Career Path & Advancement
Most art directors hold bachelor's degrees in graphic design, visual communications, fine arts, or related fields. The career path typically progresses from junior designer to designer to senior designer to art director over 7-10 years. Early roles focus on executing designs created by others while developing technical skills in Adobe Creative Suite, typography, and production processes. Moving from senior designer to art director represents a significant shift from hands-on design execution to creative direction, team management, and client relationship navigation. Senior art directors may advance to creative director, vice president of creative, or chief creative officer at agencies and in-house creative departments. Some art directors establish independent creative studios or transition to creative consulting.
Specializations
Advertising art directors specialize in campaign development across media channels, working within agencies to create integrated brand communications. Editorial art directors shape the visual identity of magazines, newspapers, and digital publications, managing ongoing design systems and feature layouts. Film and television art directors oversee visual elements of production design, though this role differs substantially from print/digital art direction. Digital/UX art directors focus on interactive experiences, app interfaces, and website design systems. Brand art directors maintain visual brand consistency across all touchpoints for corporate identity. Packaging art directors specialize in consumer product presentation on retail shelves. Environmental and experiential art directors design physical brand experiences including retail spaces, events, and exhibitions.
Pros & Cons
Advantages
- ✓Strong median salary of $111,040 reflecting the high value placed on creative leadership and visual expertise
- ✓Intellectually stimulating work creating visual narratives that shape how audiences perceive brands and ideas
- ✓Opportunity to work across diverse projects from advertising campaigns to film productions to digital products
- ✓Creative autonomy in shaping visual direction and influencing how teams approach design problems
- ✓Dynamic work environment with talented, creative colleagues in stimulating studio and agency settings
- ✓Tangible portfolio of visible work—seeing your creative vision manifest in published campaigns and products
- ✓Strong demand across industries as visual communication becomes increasingly important in digital-first culture
Challenges
- ✗Intense deadline pressure with multiple concurrent projects creating sustained stress and long hours
- ✗Subjective nature of creative work means dealing with rejection, revisions, and client disagreements regularly
- ✗Career advancement requires shifting from hands-on design to management—which not all creatives enjoy
- ✗Agency culture can demand long hours during pitches, launches, and critical deadlines with limited work-life balance
- ✗Constant need to stay current with evolving design trends, tools, and technologies throughout career
- ✗Client-driven compromises can dilute creative vision, causing frustration for artistically motivated professionals
- ✗Competitive field where portfolio strength and network connections matter more than tenure or credentials
Industry Insight
The art direction field is being reshaped by generative AI tools that can produce images, layouts, and visual concepts from text prompts.
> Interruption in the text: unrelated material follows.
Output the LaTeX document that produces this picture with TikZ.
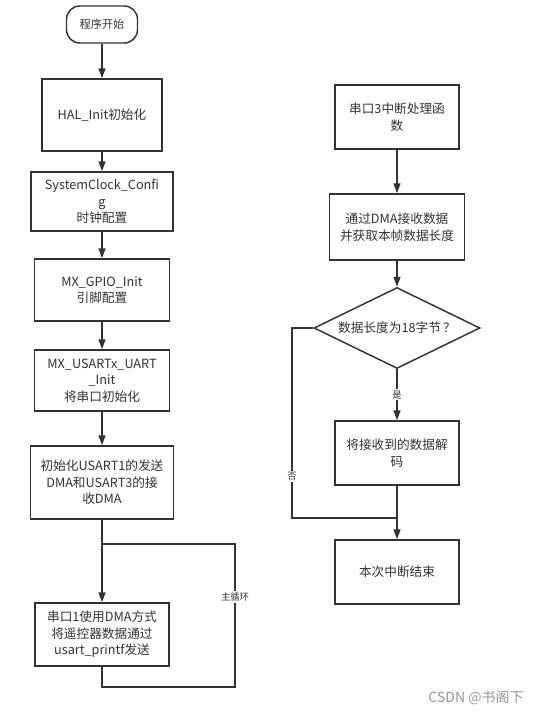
\documentclass[tikz,border=0pt]{standalone}
\usepackage{fontspec}
\setmainfont{Noto Sans CJK SC}
\usetikzlibrary{arrows.meta,shapes.geometric}

\definecolor{flowline}{RGB}{51,51,51}
\definecolor{markgray}{RGB}{150,150,150}

\tikzset{every picture/.style={line width=1.1pt}}
\tikzset{
  procbox/.style={draw=flowline,rectangle,inner sep=0pt,align=center,text=flowline,
    font=\fontsize{9.5}{12.4}\selectfont},
  termbox/.style={procbox,rounded corners=10pt,font=\fontsize{8.4}{10}\selectfont},
  decbox/.style={procbox,diamond,aspect=2},
  flowarrow/.style={draw=flowline,-{Triangle[length=7.5pt,width=5.25pt]}},
  flowline/.style={draw=flowline},
  branchlabel/.style={fill=white,inner sep=1pt,text=flowline,font=\fontsize{7}{8}\selectfont},
}

\begin{document}
\begin{tikzpicture}[x=0.75pt,y=0.75pt,yscale=-1,xscale=1]
\useasboundingbox (0,0) rectangle (541,715);

%Left column: main program
\node[termbox,minimum width=53.25pt,minimum height=27.75pt] (start) at (102,24.5) {程序开始};
\node[procbox,minimum width=90pt,minimum height=54pt] (hal) at (102,115) {HAL\_Init初始化};
\node[procbox,minimum width=106.5pt,minimum height=44.25pt] (clk) at (102,201.5) {SystemClock\_Confi\\g\\时钟配置};
\node[procbox,minimum width=101.25pt,minimum height=46.5pt] (gpio) at (102,290) {MX\_GPIO\_Init\\引脚配置};
\node[procbox,minimum width=101.25pt,minimum height=45.75pt] (uart) at (102,380.5) {MX\_USARTx\_UART\\\_Init\\将串口初始化};
\node[procbox,minimum width=107.25pt,minimum height=54.75pt] (dmainit) at (102,482.5) {初始化USART1的发送\\DMA和USART3的接\\收DMA};
\node[procbox,minimum width=100.5pt,minimum height=47.25pt] (send) at (102,634.5) {串口1使用DMA方式\\将遥控器数据通过\\usart\_printf发送};

\coordinate (looptop) at (235,544);
\coordinate (loopbot) at (235,687);

\draw[flowarrow] (start) -- (hal);
\draw[flowarrow] (hal) -- (clk);
\draw[flowarrow] (clk) -- (gpio);
\draw[flowarrow] (gpio) -- (uart);
\draw[flowarrow] (uart) -- (dmainit);
\draw[flowarrow] (dmainit) -- (send);
%main loop
\draw[flowline] (send.south) -- (send.south |- loopbot) -- (loopbot)
  -- node[branchlabel,pos=0.63] {主循环} (looptop) -- (dmainit.south |- looptop);

%Right column: interrupt handler
\node[procbox,minimum width=93pt,minimum height=48pt] (irq) at (397,117) {串口3中断处理函\\数};
\node[procbox,minimum width=101.25pt,minimum height=49.5pt] (dmarx) at (397,227) {通过DMA接收数据\\并获取本帧数据长度};
\node[decbox,minimum width=124.5pt,minimum height=60.75pt] (check) at (397,328) {数据长度为18字节\,？};
\node[procbox,minimum width=93pt,minimum height=48pt] (decode) at (397,453) {将接收到的数据解\\码};
\node[procbox,minimum width=93pt,minimum height=48pt] (done) at (397,572) {本次中断结束};

\coordinate (nocorner) at (292,518);

\draw[flowarrow] (irq) -- (dmarx);
\draw[flowarrow] (dmarx) -- (check);
\draw[flowarrow] (check) -- node[branchlabel,pos=0.5] {是} (decode);
\draw[flowarrow] (decode) -- (done);
\draw[flowline] (check.west) -- (check.west -| nocorner)
  -- node[branchlabel,pos=0.78] {否} (nocorner) -- (nocorner -| done.north);

\node[text=markgray,font=\fontsize{10.5}{12}\selectfont,inner sep=0pt] (mark) at (476,698) {CSDN @书阁下};

\end{tikzpicture}
\end{document}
Rather than replacing art directors, these tools are shifting the role toward higher-level creative strategy—curating AI outputs, maintaining brand consistency, and making judgment calls that require human creative intuition. Motion design and video content are increasingly expected competencies as social media and digital platforms prioritize moving images. Data-driven design testing (A/B testing, heat mapping) is introducing analytical elements to traditionally intuitive creative decisions. The growth of in-house creative teams at brands is shifting employment away from traditional advertising agencies. Freelance and contract art direction is growing, enabled by project management platforms and the normalization of remote creative collaboration.
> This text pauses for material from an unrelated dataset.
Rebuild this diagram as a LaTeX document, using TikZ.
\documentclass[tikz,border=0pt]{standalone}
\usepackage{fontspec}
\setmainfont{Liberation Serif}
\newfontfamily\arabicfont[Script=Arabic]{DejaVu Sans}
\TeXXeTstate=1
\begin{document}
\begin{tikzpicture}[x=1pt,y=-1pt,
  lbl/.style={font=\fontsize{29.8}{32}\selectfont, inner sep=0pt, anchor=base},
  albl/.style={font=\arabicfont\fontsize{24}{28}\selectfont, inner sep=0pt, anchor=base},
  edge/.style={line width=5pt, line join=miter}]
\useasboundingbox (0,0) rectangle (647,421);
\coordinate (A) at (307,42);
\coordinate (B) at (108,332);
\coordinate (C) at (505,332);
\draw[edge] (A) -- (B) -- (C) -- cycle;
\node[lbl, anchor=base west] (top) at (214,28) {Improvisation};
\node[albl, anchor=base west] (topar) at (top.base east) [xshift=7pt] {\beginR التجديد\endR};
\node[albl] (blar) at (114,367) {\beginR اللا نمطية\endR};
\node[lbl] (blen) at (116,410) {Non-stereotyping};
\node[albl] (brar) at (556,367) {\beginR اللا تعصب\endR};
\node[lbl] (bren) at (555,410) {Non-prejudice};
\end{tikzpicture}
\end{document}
How to Break Into This Career
A strong portfolio is the single most important factor in becoming an art director—it trumps education, certifications, and even experience in hiring decisions. Aspiring art directors should build portfolios that demonstrate not just aesthetic skill but conceptual thinking, problem-solving, and range across media types. Internships at agencies and design studios provide essential exposure to professional creative workflows and client dynamics. Mastering industry-standard tools (Adobe Photoshop, Illustrator, InDesign, Figma, After Effects) is baseline expected. Understanding typography, color theory, print production, and digital design principles is fundamental. Building relationships with creative directors, participating in design competitions (Communication Arts, D&AD, One Show), and developing a distinctive creative voice accelerate career advancement. Social media presence showcasing personal projects and creative perspective serves as an extended portfolio.
Career Pivot Tips
Art directors possess a powerful combination of visual communication skills, team leadership experience, creative problem-solving ability, and client management expertise. These transfer to UX/UI design leadership roles, particularly as product companies seek design leaders who think holistically about user experiences. Creative strategy and brand consulting are natural progression paths, leveraging the strategic thinking developed through years of translating business objectives into visual solutions. Marketing leadership positions (VP of Marketing, CMO) value art directors who understand both creative execution and business outcomes. Teaching design at the university level is viable with sufficient professional experience and portfolio strength. Some art directors pivot to product design, interior design, or fashion creative direction, applying their visual and spatial skills in new contexts. Entrepreneurship—launching design studios, creative agencies, or design-driven consumer products—capitalizes on the creative vision and project management skills developed across careers.